The crowd outside the jail felt fine. Several thousand folk, hysterical as lynchers, held carnival. The bars of the Union Hotel were running full blast. A butcher boy had his pocket picked. From time to time a tipsy woman would yell: "Kill Hauptmann! Electrocute him!"

At 10:30 p.m. the false verdict (see p. 48) caused little surprise. Fifteen minutes later when the actual death sentence was announced the crowd seemed to be of two minds: some screamed joyfully for blood while others hissed and stoned out several courthouse windows. But the world at large, as heard through its Press and Personages, was satisfied that justice had been done.

Reflecting the popularity of the penalty, the plebeian New York Daily News observed: "Here's a shift in public opinion that interests us. Before the verdict and while the lawyers and judge were summing up, most people felt that life imprisonment for Hauptmann would be sufficient, because of the circumstantial nature of the evidence. Now . . . most people seem satisfied. The feeling apparently is that Hauptmann was a thoroughly bad egg from the beginning and had better be put out of the way."

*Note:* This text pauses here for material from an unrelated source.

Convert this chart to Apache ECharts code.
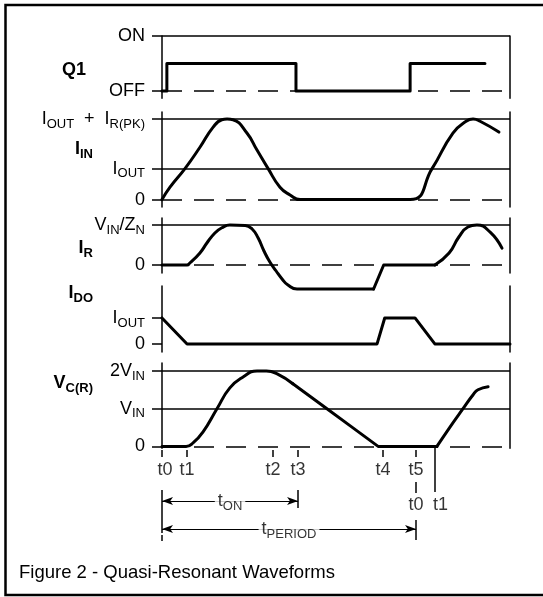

"One accepts the jury's opinion," agreed the Buffalo Courier & Express. "The nail holes were not mistaken!" exulted the Pittsburgh Press. The Philadelphia Inquirer boomed: "Justice well deserved has come to the man Hauptmann!" To various journals the verdict was: "logical" (Boston Transcript), "healthy" (Knoxville Journal), "salutary" (Albany News), "memorable" (Minneapolis Daily Sun), "in accord with law and fact'' (Detroit Free Press).

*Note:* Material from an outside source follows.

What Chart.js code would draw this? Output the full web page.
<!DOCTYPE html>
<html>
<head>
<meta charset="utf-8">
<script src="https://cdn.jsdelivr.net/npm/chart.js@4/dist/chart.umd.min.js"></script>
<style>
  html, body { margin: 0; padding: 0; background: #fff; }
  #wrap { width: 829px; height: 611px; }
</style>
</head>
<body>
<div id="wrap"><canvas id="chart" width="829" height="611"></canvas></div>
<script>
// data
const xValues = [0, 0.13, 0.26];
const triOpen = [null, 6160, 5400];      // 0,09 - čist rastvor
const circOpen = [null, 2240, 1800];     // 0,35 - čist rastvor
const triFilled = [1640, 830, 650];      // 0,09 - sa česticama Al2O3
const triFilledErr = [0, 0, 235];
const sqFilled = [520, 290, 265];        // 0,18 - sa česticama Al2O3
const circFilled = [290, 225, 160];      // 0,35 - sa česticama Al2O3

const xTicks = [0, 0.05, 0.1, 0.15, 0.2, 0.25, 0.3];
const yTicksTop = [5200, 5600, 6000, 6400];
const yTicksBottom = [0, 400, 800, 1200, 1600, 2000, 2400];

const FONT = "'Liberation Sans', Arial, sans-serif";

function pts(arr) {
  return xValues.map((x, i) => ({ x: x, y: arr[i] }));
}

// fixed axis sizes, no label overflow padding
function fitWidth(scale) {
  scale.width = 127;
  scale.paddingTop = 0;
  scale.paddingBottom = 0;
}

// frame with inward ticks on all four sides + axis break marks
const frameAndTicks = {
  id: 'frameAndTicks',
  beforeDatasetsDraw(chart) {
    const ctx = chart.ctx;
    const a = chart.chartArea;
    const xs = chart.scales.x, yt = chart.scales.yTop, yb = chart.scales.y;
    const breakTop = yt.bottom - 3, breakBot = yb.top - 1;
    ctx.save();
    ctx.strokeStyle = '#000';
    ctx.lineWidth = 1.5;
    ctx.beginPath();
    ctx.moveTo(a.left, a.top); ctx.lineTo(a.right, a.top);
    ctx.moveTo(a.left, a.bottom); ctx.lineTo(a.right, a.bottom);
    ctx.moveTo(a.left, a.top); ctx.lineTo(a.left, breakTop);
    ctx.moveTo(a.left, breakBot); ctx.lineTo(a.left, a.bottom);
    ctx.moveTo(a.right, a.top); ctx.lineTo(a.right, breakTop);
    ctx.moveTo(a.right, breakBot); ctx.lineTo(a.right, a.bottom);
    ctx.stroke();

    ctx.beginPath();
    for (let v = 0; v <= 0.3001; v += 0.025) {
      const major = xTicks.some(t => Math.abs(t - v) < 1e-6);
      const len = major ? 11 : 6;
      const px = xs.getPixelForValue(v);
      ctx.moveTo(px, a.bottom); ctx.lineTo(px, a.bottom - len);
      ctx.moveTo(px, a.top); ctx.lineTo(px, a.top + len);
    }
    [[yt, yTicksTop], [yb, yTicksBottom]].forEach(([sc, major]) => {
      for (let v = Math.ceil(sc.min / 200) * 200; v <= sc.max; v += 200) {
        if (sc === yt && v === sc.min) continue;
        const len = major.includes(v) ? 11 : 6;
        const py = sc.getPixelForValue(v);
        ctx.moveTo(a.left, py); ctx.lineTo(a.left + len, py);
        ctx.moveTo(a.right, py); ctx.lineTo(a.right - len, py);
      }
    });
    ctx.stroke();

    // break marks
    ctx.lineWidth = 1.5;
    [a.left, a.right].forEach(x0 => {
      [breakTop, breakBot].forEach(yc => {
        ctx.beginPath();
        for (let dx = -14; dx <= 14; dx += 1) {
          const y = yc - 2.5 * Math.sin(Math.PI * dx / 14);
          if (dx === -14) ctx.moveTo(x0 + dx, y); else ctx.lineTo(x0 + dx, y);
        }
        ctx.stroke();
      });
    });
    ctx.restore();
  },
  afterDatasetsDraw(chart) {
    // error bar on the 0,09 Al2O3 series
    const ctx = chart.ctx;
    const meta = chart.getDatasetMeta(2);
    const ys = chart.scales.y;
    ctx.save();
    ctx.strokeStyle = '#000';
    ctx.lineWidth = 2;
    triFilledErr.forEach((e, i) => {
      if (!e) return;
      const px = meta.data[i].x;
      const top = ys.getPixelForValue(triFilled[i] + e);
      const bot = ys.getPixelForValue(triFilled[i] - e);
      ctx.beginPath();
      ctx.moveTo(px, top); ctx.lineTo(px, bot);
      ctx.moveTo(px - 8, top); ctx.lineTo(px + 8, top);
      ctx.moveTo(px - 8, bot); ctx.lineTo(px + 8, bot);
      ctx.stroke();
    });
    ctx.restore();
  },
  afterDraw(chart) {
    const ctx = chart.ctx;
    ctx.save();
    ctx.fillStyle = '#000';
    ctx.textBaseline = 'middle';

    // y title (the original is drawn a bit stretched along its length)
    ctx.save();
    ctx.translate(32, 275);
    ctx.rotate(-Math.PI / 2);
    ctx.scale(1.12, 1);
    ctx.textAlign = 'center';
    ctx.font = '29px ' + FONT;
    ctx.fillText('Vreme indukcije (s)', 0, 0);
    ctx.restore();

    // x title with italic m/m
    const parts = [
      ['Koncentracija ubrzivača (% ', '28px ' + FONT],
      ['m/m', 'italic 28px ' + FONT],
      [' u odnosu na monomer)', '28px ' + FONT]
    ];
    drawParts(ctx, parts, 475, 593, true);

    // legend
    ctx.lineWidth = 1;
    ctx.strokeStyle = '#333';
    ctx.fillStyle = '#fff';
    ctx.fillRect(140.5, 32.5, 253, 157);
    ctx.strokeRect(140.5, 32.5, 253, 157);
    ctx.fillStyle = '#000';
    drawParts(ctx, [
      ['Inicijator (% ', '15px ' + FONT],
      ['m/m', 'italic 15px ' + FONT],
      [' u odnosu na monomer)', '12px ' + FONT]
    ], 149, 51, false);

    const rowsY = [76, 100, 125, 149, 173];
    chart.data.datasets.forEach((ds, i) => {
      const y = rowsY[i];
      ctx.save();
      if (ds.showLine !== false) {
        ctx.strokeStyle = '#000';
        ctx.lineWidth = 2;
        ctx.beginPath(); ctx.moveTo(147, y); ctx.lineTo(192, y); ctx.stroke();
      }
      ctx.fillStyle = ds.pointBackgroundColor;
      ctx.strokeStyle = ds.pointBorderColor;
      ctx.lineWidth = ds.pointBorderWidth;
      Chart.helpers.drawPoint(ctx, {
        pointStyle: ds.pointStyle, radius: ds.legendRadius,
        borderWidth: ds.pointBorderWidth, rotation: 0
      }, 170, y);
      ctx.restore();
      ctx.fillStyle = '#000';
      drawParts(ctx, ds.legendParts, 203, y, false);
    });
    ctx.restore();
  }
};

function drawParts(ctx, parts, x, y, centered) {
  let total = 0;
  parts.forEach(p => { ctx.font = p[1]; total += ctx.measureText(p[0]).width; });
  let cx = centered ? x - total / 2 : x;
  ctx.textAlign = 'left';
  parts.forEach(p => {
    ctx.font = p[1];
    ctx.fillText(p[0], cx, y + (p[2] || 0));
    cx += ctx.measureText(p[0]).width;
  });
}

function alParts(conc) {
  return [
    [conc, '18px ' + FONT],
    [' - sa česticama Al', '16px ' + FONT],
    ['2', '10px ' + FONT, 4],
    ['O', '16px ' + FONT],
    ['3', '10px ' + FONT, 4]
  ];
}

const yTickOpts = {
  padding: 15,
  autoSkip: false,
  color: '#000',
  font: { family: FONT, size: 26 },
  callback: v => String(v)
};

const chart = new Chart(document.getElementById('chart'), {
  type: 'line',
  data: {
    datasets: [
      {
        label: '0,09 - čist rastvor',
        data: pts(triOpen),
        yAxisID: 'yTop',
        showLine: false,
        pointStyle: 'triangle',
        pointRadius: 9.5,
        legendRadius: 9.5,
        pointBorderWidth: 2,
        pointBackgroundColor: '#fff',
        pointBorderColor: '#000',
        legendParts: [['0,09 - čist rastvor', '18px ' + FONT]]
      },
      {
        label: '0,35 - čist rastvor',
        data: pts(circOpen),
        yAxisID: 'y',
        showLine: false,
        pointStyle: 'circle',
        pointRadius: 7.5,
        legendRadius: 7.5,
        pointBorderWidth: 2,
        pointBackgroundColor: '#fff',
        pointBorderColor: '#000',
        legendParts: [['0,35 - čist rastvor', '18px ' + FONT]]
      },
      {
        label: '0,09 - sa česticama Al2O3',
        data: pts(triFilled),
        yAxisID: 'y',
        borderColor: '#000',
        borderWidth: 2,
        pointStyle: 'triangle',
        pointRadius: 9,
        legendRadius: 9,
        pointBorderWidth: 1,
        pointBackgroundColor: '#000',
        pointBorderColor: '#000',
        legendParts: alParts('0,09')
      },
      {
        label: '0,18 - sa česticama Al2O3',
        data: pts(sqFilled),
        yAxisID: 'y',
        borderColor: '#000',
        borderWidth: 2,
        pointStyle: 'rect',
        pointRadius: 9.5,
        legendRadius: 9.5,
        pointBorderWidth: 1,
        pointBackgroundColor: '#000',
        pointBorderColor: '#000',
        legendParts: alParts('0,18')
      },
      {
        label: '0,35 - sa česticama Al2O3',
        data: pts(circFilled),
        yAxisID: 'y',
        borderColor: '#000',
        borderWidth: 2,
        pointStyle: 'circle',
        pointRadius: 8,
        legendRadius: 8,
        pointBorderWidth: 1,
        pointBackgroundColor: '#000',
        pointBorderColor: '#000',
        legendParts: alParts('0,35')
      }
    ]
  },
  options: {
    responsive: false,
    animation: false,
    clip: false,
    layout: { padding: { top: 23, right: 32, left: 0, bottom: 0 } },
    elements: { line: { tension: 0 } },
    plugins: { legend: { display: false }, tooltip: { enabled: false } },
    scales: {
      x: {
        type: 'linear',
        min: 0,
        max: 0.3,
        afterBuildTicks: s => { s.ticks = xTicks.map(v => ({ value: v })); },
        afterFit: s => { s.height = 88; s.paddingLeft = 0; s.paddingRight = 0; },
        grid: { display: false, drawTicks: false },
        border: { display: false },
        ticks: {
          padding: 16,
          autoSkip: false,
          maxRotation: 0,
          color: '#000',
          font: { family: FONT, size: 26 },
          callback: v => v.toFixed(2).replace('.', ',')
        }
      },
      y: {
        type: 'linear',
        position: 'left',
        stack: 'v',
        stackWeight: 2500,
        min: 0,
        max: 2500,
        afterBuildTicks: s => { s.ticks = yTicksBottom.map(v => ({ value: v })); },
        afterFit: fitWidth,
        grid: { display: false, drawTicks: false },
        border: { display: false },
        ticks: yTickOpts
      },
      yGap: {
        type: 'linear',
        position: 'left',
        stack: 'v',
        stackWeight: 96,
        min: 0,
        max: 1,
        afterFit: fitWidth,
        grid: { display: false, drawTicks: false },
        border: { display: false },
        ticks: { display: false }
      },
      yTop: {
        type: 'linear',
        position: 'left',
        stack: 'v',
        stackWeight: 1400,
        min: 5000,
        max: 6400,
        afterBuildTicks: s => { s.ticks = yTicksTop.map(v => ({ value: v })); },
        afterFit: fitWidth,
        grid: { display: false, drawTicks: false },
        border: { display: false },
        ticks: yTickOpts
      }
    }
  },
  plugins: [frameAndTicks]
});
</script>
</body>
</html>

Missing Key. In the general scramble to second the jury's findings, few heads remained cool enough to reflect that this great murder mystery still remained pretty much of a mystery. "Unless future events supply the gaps in the tragic story," pointed out the Baltimore Sun, "there will remain a feeling that the real key to the mystery is missing. In other words, what preceded the entrance of Hauptmann into the Lindbergh house? By what conspiracy of chance or confederacy was he able to accomplish his purpose so easily? When Hauptmann has paid the extreme penalty for this crime, the final possibility for new light on the mystery will probably have ended."

That thought had also occurred to Senator William Edgar Borah whose first Government job was as a criminal prosecutor. Convinced that the crime was "only partly cleared up," he told Washington newshawks: "I have always believed that this crime was consummated through someone in the house cooperating with someone outside the house. ... I have strong convictions about the matter."